On May 7, 2014, at 5:38 PM, Rik Cabanier <caban...@gmail.com> wrote:

> 
> 
> 
> On Wed, May 7, 2014 at 5:07 PM, Benjamin Poulain <benja...@webkit.org> wrote:
> On 5/7/14, 4:13 PM, Benjamin Poulain wrote:
> On 5/7/14, 3:52 PM, Filip Pizlo wrote:
> Exactly. Ben, Oliver, and others have made arguments against web
> workers. Rik is not proposing web workers.  We already support them. The
> point is to give API to let developers opt into behaving nicely if they
> are already using web workers.
> 
> I have nothing against Web Workers.
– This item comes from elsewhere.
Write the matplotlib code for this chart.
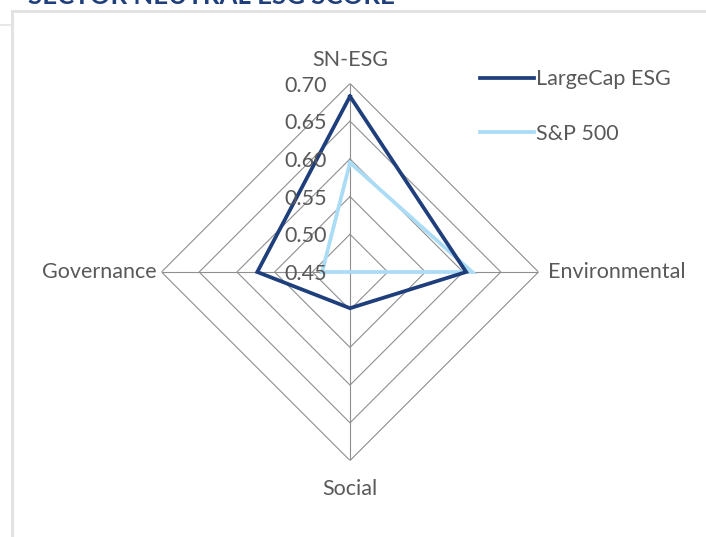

They are useful to dispatch
> background tasks.
> 
> They are basically the Web equivalent dispatch_async() of GCD, which is
> already a very useful tool.
> 
> What you are suggesting is useful for making Web Workers the tool to do
> high performance multi-thread computation.
> I don't think Web Workers are a great tool for that job at the moment. I
> would prefer something along TBB, GCD or something like that.
> 
> 
> For high performance computation, I think a more useful API would be
> something like TBB parallel_for with automatic chunking.
> It is actually had to do faster than that with the number of cores
> unless you know your task very very well.
> 
> It would be a little more work for us, but a huge convenience for the
> users of Web Workers.
> 
> After chatting with Filip, it seems such a model is unlikely to happen 
> anytime soon for JavaScript.
> 
> In the absence of any tasks/kernels model, I am in favor of exposing a "good 
> number of thread" API. It is definitely better than nothing.
> 
> Do we know what this number would be? My guess would be the number of cores 
> for "regular" systems...

Define “regular” systems:  As Ryosuke mentioned, for systems that run on 
battery power (read: a vast majority of systems), keeping cores asleep to 
preserve battery life is often preferable to the user instead of waking up all 
available hardware and building up heat.

Also, what type of cores?  Physical cores, or logical cores?

> Boris Zbarsky indicated that Firefox figures out how many workers should run 
> concurrently. Maybe we can reuse that algorithm?

I think it’s definitely worth looking in to.